— Start —

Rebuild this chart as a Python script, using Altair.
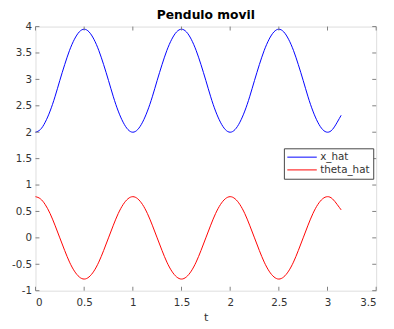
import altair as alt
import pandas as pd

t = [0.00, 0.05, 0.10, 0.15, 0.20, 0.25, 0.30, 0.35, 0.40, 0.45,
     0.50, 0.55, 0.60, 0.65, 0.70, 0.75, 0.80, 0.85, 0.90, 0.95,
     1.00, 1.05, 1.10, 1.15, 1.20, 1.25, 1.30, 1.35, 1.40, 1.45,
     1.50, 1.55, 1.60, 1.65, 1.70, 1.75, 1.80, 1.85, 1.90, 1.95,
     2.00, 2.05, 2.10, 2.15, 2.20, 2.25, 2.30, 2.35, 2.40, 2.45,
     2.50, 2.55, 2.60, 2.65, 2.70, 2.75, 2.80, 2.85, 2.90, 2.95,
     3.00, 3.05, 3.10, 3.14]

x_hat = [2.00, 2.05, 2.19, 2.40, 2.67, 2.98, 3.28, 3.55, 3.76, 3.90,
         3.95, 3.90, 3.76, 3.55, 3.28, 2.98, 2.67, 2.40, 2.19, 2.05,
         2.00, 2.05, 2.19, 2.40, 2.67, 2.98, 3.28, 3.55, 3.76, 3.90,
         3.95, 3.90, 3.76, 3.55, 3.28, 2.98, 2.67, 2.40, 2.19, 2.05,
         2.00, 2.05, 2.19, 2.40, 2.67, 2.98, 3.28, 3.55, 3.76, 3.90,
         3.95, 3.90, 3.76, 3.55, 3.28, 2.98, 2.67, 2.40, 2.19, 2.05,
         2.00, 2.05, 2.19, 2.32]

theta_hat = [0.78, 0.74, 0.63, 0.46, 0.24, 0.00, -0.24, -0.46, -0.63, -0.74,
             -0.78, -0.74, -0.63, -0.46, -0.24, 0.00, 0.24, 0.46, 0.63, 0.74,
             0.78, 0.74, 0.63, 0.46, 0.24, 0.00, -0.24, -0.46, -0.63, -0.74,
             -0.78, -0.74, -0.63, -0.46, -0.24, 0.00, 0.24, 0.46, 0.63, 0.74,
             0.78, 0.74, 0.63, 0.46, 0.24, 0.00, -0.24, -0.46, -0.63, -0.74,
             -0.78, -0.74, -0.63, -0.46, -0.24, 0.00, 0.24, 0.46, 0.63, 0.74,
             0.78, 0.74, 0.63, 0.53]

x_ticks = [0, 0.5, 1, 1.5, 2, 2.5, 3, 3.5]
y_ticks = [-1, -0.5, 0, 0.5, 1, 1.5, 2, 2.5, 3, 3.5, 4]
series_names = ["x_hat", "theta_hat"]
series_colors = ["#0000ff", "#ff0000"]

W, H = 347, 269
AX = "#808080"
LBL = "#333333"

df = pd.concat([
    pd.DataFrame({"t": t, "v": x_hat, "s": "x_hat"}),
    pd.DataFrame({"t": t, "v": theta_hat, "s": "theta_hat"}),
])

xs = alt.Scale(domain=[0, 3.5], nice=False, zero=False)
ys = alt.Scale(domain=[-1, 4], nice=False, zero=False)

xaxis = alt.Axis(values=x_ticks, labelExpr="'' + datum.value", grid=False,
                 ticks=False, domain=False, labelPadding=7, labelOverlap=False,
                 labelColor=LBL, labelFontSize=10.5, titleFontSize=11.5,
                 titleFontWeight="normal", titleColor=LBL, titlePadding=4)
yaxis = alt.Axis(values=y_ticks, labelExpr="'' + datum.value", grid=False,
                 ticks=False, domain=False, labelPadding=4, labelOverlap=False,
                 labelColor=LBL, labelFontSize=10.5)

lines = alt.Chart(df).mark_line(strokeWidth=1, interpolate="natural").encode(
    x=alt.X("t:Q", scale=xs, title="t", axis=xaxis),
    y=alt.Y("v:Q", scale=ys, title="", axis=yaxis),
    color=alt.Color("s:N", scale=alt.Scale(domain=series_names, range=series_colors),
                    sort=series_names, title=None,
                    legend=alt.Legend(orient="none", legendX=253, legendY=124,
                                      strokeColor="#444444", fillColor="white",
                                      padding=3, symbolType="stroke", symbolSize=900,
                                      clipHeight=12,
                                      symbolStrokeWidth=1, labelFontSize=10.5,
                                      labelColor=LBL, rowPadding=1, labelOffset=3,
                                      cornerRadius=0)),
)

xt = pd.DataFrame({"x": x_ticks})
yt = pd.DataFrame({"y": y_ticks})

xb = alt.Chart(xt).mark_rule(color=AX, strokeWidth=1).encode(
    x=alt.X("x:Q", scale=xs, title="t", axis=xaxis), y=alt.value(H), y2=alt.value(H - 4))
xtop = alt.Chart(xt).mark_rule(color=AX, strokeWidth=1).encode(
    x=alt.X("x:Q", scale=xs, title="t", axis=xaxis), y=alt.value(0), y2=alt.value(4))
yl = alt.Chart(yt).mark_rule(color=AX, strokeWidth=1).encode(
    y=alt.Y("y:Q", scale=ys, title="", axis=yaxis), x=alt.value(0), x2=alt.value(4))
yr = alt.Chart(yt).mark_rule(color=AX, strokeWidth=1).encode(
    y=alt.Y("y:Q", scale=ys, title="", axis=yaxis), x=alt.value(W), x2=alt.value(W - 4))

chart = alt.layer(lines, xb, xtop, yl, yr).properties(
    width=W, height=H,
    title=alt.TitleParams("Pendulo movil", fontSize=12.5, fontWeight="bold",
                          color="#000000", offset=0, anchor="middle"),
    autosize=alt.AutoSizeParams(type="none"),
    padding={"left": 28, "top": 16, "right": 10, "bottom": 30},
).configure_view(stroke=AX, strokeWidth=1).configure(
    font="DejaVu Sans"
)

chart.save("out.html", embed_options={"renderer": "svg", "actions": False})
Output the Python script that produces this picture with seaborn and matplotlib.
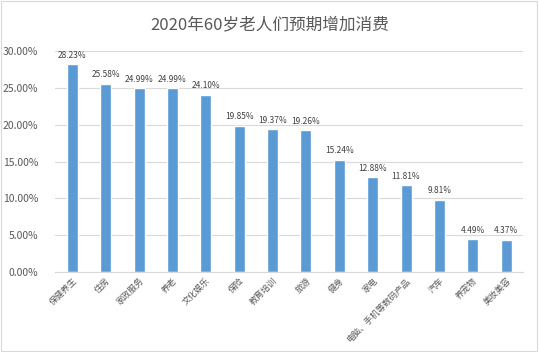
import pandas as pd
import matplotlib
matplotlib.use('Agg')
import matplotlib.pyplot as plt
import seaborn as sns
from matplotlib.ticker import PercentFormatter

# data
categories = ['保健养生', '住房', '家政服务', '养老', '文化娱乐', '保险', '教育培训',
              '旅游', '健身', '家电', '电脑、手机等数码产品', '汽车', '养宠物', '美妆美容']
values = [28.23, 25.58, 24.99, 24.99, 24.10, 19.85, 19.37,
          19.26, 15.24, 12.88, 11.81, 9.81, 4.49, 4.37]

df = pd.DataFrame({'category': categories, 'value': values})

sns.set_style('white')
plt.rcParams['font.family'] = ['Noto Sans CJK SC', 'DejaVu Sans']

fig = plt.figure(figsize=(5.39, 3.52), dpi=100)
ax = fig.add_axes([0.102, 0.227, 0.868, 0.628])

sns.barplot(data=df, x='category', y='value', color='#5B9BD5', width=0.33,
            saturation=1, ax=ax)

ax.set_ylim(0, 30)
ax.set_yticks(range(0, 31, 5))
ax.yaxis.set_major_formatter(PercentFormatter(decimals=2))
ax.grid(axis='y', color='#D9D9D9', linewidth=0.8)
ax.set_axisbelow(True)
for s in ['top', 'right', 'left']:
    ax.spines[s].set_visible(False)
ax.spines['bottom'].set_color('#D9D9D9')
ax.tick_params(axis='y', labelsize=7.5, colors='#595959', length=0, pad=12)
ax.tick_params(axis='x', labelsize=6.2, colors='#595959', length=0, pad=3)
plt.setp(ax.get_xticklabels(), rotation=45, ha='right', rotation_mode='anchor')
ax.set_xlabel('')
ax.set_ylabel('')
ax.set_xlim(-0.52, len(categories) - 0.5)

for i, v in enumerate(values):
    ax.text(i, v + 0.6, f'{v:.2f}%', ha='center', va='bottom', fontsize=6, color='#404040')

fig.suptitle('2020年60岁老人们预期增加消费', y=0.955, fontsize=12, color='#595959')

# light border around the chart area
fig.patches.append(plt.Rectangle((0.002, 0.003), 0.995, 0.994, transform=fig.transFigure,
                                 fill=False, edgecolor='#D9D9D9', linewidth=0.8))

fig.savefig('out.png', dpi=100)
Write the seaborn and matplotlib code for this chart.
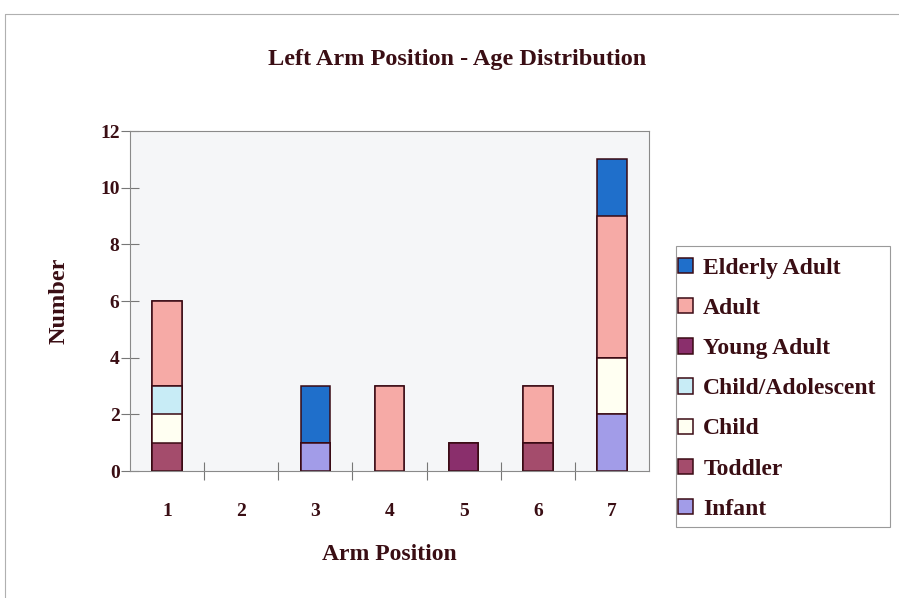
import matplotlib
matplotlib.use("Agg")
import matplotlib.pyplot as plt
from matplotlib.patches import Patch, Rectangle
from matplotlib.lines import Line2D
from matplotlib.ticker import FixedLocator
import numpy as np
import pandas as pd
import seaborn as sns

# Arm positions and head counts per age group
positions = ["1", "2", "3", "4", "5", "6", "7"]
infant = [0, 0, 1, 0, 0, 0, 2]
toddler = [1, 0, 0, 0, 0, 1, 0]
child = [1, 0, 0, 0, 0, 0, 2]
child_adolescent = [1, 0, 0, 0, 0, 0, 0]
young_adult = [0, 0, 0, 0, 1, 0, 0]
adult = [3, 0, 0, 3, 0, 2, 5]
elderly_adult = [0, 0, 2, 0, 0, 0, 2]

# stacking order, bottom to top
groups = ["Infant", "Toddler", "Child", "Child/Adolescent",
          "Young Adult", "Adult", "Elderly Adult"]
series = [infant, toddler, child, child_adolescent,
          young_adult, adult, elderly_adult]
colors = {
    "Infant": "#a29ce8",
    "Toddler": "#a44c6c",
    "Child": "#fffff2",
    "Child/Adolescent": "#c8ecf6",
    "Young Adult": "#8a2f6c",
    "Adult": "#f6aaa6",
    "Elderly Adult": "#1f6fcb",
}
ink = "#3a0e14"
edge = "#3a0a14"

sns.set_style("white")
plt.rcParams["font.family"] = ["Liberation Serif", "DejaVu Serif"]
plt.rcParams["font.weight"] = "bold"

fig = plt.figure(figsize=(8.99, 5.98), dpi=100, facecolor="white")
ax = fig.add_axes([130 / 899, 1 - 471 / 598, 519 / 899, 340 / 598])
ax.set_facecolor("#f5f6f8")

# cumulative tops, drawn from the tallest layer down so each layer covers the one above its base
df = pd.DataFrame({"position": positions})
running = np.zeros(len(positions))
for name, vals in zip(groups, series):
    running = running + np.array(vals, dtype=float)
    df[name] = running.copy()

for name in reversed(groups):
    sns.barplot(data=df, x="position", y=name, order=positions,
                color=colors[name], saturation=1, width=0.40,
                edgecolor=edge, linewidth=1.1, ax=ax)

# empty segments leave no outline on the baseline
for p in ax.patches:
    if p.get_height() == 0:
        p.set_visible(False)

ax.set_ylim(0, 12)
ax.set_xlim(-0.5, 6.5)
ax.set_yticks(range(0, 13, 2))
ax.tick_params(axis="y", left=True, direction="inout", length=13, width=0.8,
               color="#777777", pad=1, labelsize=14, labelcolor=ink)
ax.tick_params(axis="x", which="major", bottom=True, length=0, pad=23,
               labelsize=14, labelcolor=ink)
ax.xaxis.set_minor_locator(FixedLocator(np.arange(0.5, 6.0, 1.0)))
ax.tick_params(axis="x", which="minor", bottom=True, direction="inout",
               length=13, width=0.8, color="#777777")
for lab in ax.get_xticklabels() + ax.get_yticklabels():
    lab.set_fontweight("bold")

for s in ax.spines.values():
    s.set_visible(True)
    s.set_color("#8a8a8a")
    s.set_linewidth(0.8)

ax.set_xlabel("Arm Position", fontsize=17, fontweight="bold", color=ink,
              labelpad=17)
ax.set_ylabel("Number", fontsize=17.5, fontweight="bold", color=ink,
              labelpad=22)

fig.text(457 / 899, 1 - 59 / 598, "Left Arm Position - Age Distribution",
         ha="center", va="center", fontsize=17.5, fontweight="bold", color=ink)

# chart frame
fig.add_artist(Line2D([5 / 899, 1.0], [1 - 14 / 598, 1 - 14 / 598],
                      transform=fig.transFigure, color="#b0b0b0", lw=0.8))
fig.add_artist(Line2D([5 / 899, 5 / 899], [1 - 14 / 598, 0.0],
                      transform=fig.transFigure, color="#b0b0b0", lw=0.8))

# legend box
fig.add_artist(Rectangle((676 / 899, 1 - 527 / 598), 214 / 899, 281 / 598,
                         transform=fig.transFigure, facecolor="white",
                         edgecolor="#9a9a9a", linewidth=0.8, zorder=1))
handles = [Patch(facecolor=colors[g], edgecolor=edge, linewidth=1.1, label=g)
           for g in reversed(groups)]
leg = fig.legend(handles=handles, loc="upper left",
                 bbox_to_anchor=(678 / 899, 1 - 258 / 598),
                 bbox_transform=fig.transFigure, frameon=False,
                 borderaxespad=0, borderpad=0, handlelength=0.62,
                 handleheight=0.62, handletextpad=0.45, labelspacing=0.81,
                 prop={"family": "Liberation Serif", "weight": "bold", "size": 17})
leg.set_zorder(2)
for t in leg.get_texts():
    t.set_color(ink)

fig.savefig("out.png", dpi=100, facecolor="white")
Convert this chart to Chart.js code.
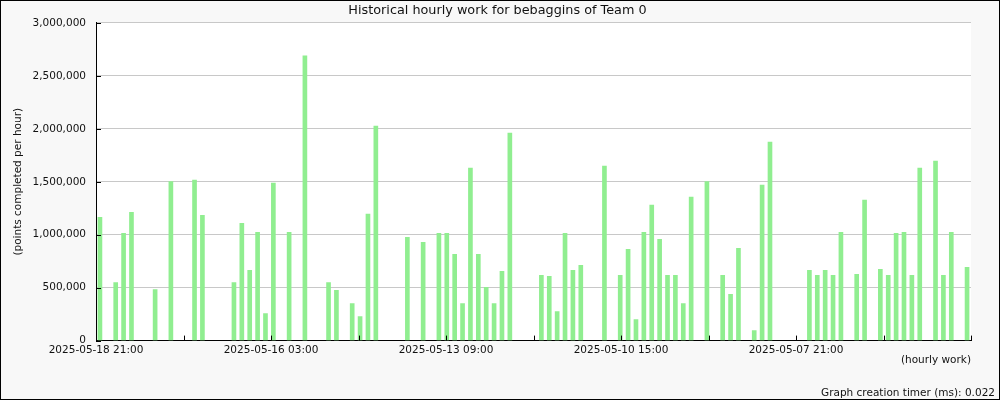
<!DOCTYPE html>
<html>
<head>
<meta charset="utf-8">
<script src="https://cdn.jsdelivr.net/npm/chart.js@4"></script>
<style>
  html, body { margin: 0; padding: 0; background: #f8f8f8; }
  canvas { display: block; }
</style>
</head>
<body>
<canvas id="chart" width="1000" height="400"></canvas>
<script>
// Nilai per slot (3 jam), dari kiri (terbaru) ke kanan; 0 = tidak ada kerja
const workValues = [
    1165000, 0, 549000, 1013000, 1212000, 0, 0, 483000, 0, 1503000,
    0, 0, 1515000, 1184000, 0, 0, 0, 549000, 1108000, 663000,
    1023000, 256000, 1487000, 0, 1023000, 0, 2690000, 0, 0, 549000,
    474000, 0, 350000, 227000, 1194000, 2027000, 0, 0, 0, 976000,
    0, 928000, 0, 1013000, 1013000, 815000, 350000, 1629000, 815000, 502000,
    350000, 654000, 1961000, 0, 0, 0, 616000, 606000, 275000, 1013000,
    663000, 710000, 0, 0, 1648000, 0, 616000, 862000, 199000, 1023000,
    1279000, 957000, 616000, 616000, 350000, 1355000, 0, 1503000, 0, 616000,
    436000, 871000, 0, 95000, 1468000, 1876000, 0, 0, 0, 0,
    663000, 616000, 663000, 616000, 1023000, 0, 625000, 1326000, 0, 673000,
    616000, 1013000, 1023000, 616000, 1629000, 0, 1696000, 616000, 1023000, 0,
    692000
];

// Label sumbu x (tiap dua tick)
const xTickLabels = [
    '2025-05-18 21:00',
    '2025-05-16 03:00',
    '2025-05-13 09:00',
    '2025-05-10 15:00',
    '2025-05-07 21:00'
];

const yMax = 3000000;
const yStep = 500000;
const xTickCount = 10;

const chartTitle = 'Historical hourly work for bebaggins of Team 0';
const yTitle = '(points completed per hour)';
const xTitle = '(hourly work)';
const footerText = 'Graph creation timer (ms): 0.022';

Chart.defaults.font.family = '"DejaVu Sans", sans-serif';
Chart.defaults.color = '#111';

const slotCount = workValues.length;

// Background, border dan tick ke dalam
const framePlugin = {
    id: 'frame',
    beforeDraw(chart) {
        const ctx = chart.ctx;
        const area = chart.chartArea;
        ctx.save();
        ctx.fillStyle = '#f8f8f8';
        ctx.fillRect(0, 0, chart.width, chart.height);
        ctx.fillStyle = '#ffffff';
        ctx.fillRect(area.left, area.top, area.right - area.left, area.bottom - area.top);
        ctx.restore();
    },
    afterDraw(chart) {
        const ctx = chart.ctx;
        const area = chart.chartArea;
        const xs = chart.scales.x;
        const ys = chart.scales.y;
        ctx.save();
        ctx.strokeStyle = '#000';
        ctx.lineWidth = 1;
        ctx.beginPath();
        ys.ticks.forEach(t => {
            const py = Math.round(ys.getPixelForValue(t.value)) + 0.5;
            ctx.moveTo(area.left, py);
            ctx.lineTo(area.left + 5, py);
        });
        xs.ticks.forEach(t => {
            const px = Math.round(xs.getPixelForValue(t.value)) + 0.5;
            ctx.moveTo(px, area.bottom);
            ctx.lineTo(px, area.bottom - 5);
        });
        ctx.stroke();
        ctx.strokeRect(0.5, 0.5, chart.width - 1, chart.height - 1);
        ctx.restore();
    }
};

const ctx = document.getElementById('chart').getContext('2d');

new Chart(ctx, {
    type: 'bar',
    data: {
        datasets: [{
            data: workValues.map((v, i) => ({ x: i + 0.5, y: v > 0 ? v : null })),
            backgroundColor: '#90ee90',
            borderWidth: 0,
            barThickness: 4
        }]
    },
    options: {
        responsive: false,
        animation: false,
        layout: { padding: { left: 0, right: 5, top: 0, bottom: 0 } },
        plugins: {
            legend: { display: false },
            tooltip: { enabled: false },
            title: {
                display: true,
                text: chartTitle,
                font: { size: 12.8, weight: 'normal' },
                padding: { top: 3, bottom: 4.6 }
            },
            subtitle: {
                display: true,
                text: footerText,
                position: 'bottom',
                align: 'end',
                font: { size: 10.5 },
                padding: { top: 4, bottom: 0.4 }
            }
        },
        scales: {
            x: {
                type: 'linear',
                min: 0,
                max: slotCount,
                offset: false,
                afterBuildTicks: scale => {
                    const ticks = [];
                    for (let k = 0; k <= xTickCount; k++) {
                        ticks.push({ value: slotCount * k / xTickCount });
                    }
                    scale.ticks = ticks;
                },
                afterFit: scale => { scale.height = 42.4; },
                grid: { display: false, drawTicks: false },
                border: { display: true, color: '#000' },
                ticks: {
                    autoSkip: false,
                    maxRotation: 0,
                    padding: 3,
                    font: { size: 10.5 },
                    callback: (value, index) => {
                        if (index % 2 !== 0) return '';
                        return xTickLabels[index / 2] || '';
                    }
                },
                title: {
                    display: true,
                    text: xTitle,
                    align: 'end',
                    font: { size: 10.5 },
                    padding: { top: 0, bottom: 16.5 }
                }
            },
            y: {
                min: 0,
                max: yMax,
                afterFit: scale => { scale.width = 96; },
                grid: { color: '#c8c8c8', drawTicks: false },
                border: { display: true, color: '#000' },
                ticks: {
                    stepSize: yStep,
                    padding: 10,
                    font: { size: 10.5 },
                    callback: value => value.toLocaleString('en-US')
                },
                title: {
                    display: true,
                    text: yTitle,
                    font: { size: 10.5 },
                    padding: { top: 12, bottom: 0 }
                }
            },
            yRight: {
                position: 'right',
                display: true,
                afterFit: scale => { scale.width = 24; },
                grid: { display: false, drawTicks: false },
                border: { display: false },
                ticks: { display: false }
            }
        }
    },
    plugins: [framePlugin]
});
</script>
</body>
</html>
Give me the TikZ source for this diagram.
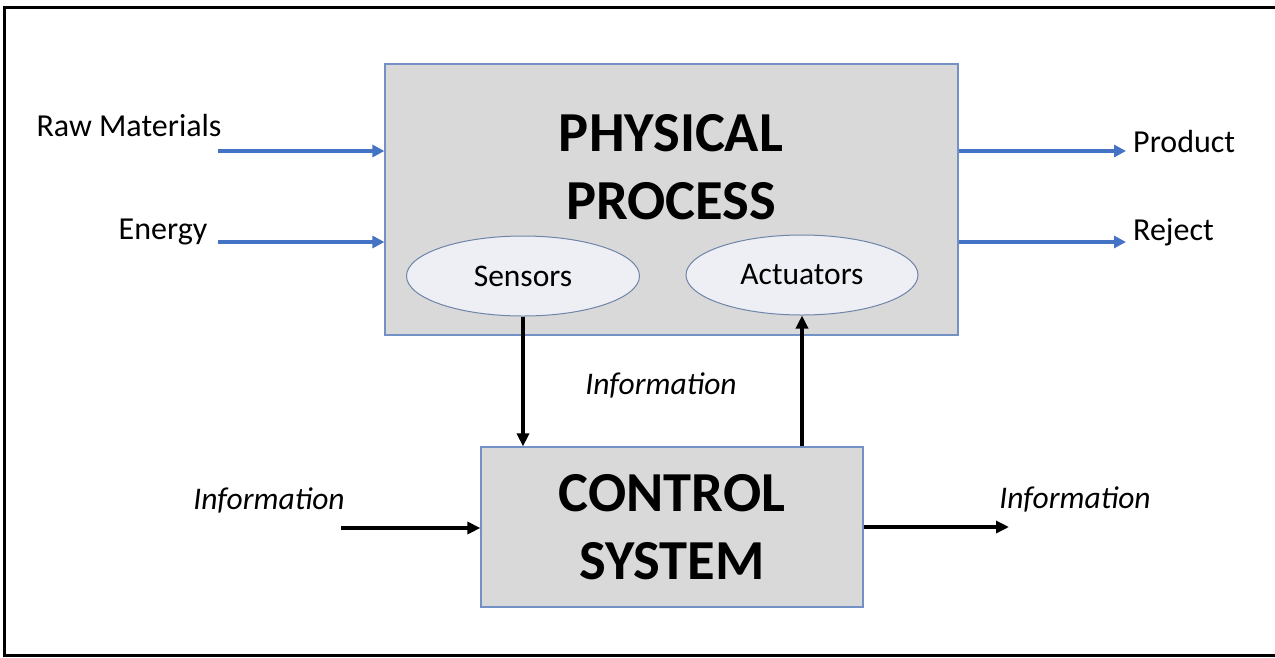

— End —

* REQUIRED TASK *
Transcribe only the lines from the line holding "Write the seaborn" through the line holding "elderly_adult = [0, 0, 2, 0, 0, 0, 2]", inclusive, without any of the pictures.

* TASK RESPONSE *
Write the seaborn and matplotlib code for this chart.
import matplotlib
matplotlib.use("Agg")
import matplotlib.pyplot as plt
from matplotlib.patches import Patch, Rectangle
from matplotlib.lines import Line2D
from matplotlib.ticker import FixedLocator
import numpy as np
import pandas as pd
import seaborn as sns

# Arm positions and head counts per age group
positions = ["1", "2", "3", "4", "5", "6", "7"]
infant = [0, 0, 1, 0, 0, 0, 2]
toddler = [1, 0, 0, 0, 0, 1, 0]
child = [1, 0, 0, 0, 0, 0, 2]
child_adolescent = [1, 0, 0, 0, 0, 0, 0]
young_adult = [0, 0, 0, 0, 1, 0, 0]
adult = [3, 0, 0, 3, 0, 2, 5]
elderly_adult = [0, 0, 2, 0, 0, 0, 2]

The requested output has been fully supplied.